The complaint was issued against the 29 LLCs (the owners) affiliated with Sentinel Real Estate Corporation and settled the suit for $4 million, compensation for the crimes committed by employees from Newcastle Realty Services, LLC (Newcastle) and Highcastle Management, LLC (Highcastle).
Newcastle and Highcastle inflated and falsely stated renovation costs from rent-stabilized apartment units, doing so to try to have them deregulated. During this time, workers from the two companies accepted more than $1 million in kickbacks from contractors, shaving off money in exchange for awarding them the bids to renovate the properties.
The companies exploited the Individual Apartment Improvement laws, recently changed in June 2019, that allowed owners to incrementally increase rent for rent-stabilized units by a fractional exponent based on the cost the landlord/ property owner paid on improvements made to the apartment.
The properties impacted by the unlawful enterprise were located either in Upper Manhattan or in two sections of Brooklyn, Brighton Beach and Flatbush.
The new law passed three years ago, according to New York City’s Office of Rent Administration, Homes and Community Renewal division, significantly limits the options landlords and property owners raise on rent-stabilized apartments.
Previously, as fraudulently used in this case, improvements made to units could yield an increase of “2.5% in buildings with less than 35 apartments and 1.67% in buildings with more than 35 apartments. The new law reduced these percentages to 0.6% and 0.55%,” according to Nest Apple, a trade blog created to inform buyers and sellers within New York’s real estate market.
James addressed how the scheme impacts the state’s desire to protect its citizens, many on fixed incomes and living close to the poverty line, “Our rent stabilization laws exist to protect the rights and homes of New York tenants, and this deregulation scheme proves they exist for good reason.”
“Newcastle and Highcastle made themselves millionaires while kicking hundreds of rent-stabilized apartments off the market.”
According to the Office of the Attorney General, the owners of the over two dozen buildings employed Newcastle and Highcastle to help them cheat the system by falsifying the costs of IAIs encouraging them, or turning a blind eye to the allocation of construction expenses in apartments, inflating the costs for renovation jobs and taking kickbacks.
One example provided to explain the drastic measures Newcastle and Highcastle made to get units deregulated examines two apartment buildings in the same building needing the same repairs or renovations.
However, based on the deregulation threshold, one needed $38,000 in IAIs and the other needed $52,500 to get the break for the increase in rent for the owner or landlord. The companies, despite both units getting the same services from the same contractors, billed it in the amount needed ($38,000 and $52,500, respectively) to meet their targets.

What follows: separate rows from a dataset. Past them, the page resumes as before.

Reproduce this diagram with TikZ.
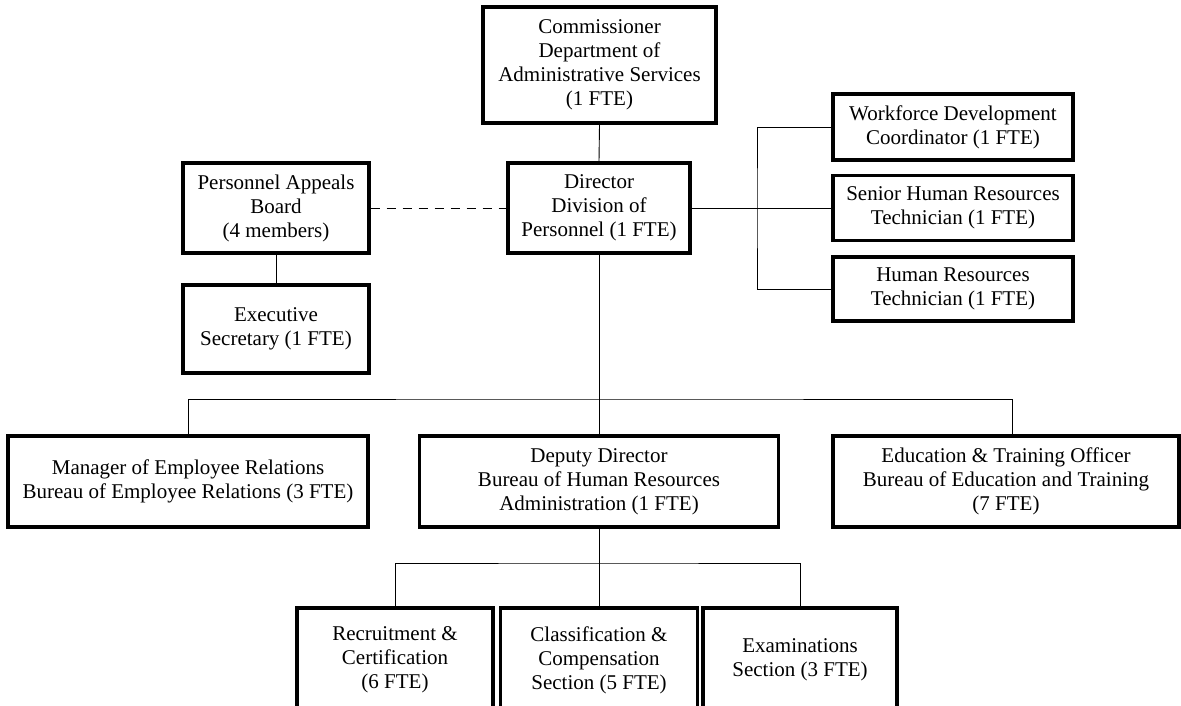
\documentclass[tikz,border=0pt]{standalone}
\usepackage{fontspec}
\setmainfont{Liberation Serif}
\begin{document}
\begin{tikzpicture}[x=1pt,y=-1pt,
  orgbox/.style={draw=black,line width=3.2pt,fill=white,align=center,inner sep=0pt,
    font=\fontsize{21}{24}\selectfont},
  link/.style={draw=black,line width=0.9pt},
  dotlink/.style={draw=black,line width=0.9pt,dash pattern=on 9pt off 7pt}]
\useasboundingbox (0,0) rectangle (1181,706);
\clip (0,0) rectangle (1181,706);
% nodes
\node[orgbox,minimum width=233pt,minimum height=116pt] (comm) at (599.5,65)
  {Commissioner\\Department of\\Administrative Services\\(1 FTE)};
\node[orgbox,minimum width=182pt,minimum height=90pt] (dir) at (599,208)
  {Director\\Division of\\Personnel (1 FTE)};
\node[orgbox,minimum width=186pt,minimum height=90pt] (pab) at (276,208)
  {Personnel Appeals\\Board\\(4 members)};
\node[orgbox,minimum width=186pt,minimum height=88pt] (exec) at (276,329)
  {Executive\\Secretary (1 FTE)};
\node[orgbox,minimum width=240pt,minimum height=66pt] (wdc) at (953,127)
  {Workforce Development\\Coordinator (1 FTE)};
\node[orgbox,minimum width=240pt,minimum height=65pt] (shrt) at (953,208)
  {Senior Human Resources\\Technician (1 FTE)};
\node[orgbox,minimum width=240pt,minimum height=64pt] (hrt) at (953,289)
  {Human Resources\\Technician (1 FTE)};
\node[orgbox,minimum width=360pt,minimum height=91pt] (mgr) at (188,481.5)
  {Manager of Employee Relations\\Bureau of Employee Relations (3 FTE)};
\node[orgbox,minimum width=359pt,minimum height=91pt] (dep) at (599,481.5)
  {Deputy Director\\Bureau of Human Resources\\Administration (1 FTE)};
\node[orgbox,minimum width=346pt,minimum height=91pt] (edu) at (1006,481.5)
  {Education \& Training Officer\\Bureau of Education and Training\\(7 FTE)};
\node[orgbox,minimum width=196pt,minimum height=104pt] (rec) at (395,660)
  {Recruitment \&\\Certification\\(6 FTE)};
\node[orgbox,minimum width=197pt,minimum height=104pt] (cls) at (599,660)
  {Classification \&\\Compensation\\Section (5 FTE)};
\node[orgbox,minimum width=194pt,minimum height=104pt] (exm) at (800,660)
  {Examinations\\Section (3 FTE)};
% junction coordinates
\coordinate (brk) at (757,208);
\coordinate (hub) at (599,399);
\coordinate (hub2) at (599,563);
\coordinate (edutop) at ([xshift=6pt]edu.north);
% connectors
\draw[link] (comm.south) -- (dir.north);
\draw[dotlink] (pab.east) -- (dir.west);
\draw[link] (pab.south) -- (exec.north);
\draw[link] (dir.east) -- (brk);
\draw[link] (wdc.west) -| (brk) |- (hrt.west);
\draw[link] (brk) -- (shrt.west);
\draw[link] (dir.south) -- (dep.north);
\draw[link] (mgr.north) |- (hub) -| (edutop);
\draw[link] (dep.south) -- (cls.north);
\draw[link] (rec.north) |- (hub2) -| (exm.north);
\end{tikzpicture}
\end{document}
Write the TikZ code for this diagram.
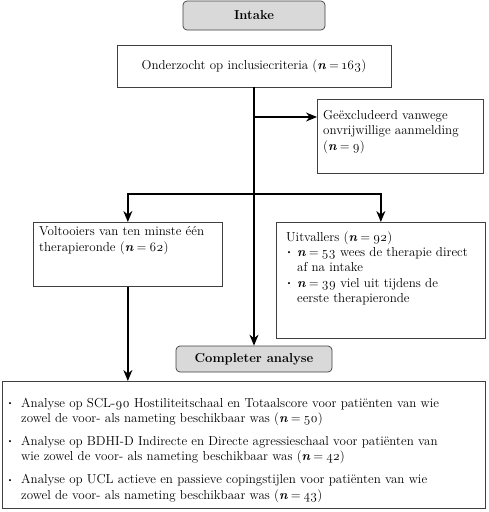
\documentclass[tikz,border=0pt]{standalone}
\usepackage{fontspec}
\setmainfont{Latin Modern Roman}[Numbers=OldStyle]
\usetikzlibrary{arrows.meta,calc}
\newcommand{\nn}{\textbf{\textit{n}}\hspace{0.22em}=\hspace{0.22em}}
\newcommand{\bul}{\raisebox{0.25ex}{\scalebox{0.6}{\textbullet}}}
\begin{document}
\begin{tikzpicture}[x=1pt,y=-1pt,
  every node/.style={font=\fontsize{13}{15.6}\selectfont},
  box/.style={draw=black!75, line width=0.7pt, rectangle, inner sep=0pt, anchor=north west},
  pill/.style={draw=black!75, line width=0.7pt, fill=black!15, rounded corners=4pt, inner sep=0pt, font=\fontsize{13}{15.6}\selectfont\bfseries},
  txt/.style={inner sep=0pt, anchor=north west, align=left},
  arr/.style={draw=black, line width=1.3pt, -{Stealth[length=11pt,width=9pt]}},
  ln/.style={draw=black, line width=1.3pt}]
\useasboundingbox (0,0) rectangle (488,512);
% boxes
\node[pill, minimum width=142pt, minimum height=29pt] (intake) at (254,15.5) {Intake};
\node[box, minimum width=274pt, minimum height=42pt, anchor=center] (ond) at (254,66) {Onderzocht op inclusiecriteria (\nn163)};
\node[box, minimum width=166pt, minimum height=74pt] (excl) at (317,99) {};
\node[txt] (exclt) at (323,110) {Geëxcludeerd vanwege\\onvrijwillige aanmelding\\(\nn9)};
\node[box, minimum width=189pt, minimum height=64pt] (volt) at (33,222) {};
\node[txt] (voltt) at (39,226.5) {Voltooiers van ten minste één\\therapieronde (\nn62)};
\node[box, minimum width=209pt, minimum height=116pt] (uit) at (276,222) {};
\node[txt] (uitt) at (286,232) {Uitvallers (\nn92)\\[-1pt]
  \begin{tabular}{@{}l@{\hspace{5pt}}l@{}}
  \bul & \nn53 wees de therapie direct\\
       & af na intake\\
  \bul & \nn39 viel uit tijdens de\\
       & eerste therapieronde
  \end{tabular}};
\node[pill, minimum width=156pt, minimum height=26pt] (comp) at (254,359) {Completer analyse};
\node[box, minimum width=483pt, minimum height=127pt] (bot) at (2,381) {};
\node[txt] (bott) at (7,396) {\begin{tabular}{@{}l@{\hspace{8pt}}l@{}}
  \bul & Analyse op SCL-90 Hostiliteitschaal en Totaalscore voor patiënten van wie\\
       & zowel de voor- als nameting beschikbaar was (\nn50)\\[7pt]
  \bul & Analyse op BDHI-D Indirecte en Directe agressieschaal voor patiënten van\\
       & wie zowel de voor- als nameting beschikbaar was (\nn42)\\[7pt]
  \bul & Analyse op UCL actieve en passieve copingstijlen voor patiënten van wie\\
       & zowel de voor- als nameting beschikbaar was (\nn43)
  \end{tabular}};
% connectors
\coordinate (c1) at (ond.south |- 0,117);
\coordinate (c2) at (ond.south |- 0,194);
\draw[arr] (ond.south) -- (comp.north);
\draw[arr] (c1) -- (c1 -| excl.west);
\draw[arr] (c2) -| (volt.north);
\draw[arr] (c2) -| (uit.north);
\draw[arr] (volt.south) -- (volt.south |- bot.north);
\end{tikzpicture}
\end{document}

The Office of the Attorney General’s also said workers would also charge a little extra (if a job was $25,000, they would charge $30,000 and keep the extra $5,000 for themselves), for their own pockets.
Outside of the over $1 million in kickbacks from contractors hired to do this work, Newcastle and Highcastle also hid bribes.
The $4 million will go to Attorney General James’ Affordable Housing Fund with the New York City Department of Housing Preservation and Development (HPD), an account set aside to preserve and expand affordable housing in New York City.
The landlords and property owners will now have to hire an independent auditor to comb through the regulated status and legal regulated rents of the units Newcastle and Highcastle previously managed.
Once the auditor’s evaluation is complete, the property owners and landlords will be mandated to follow protocols set forth by OAG to reset legal rents, offer rent-stabilized leases, and refund current tenants for overcharges, if applicable.
The last contingency of the settlement requires the property owners and landlords to implement new “institutional practices to ensure legally compliant ownership and management of rent-regulated apartments.”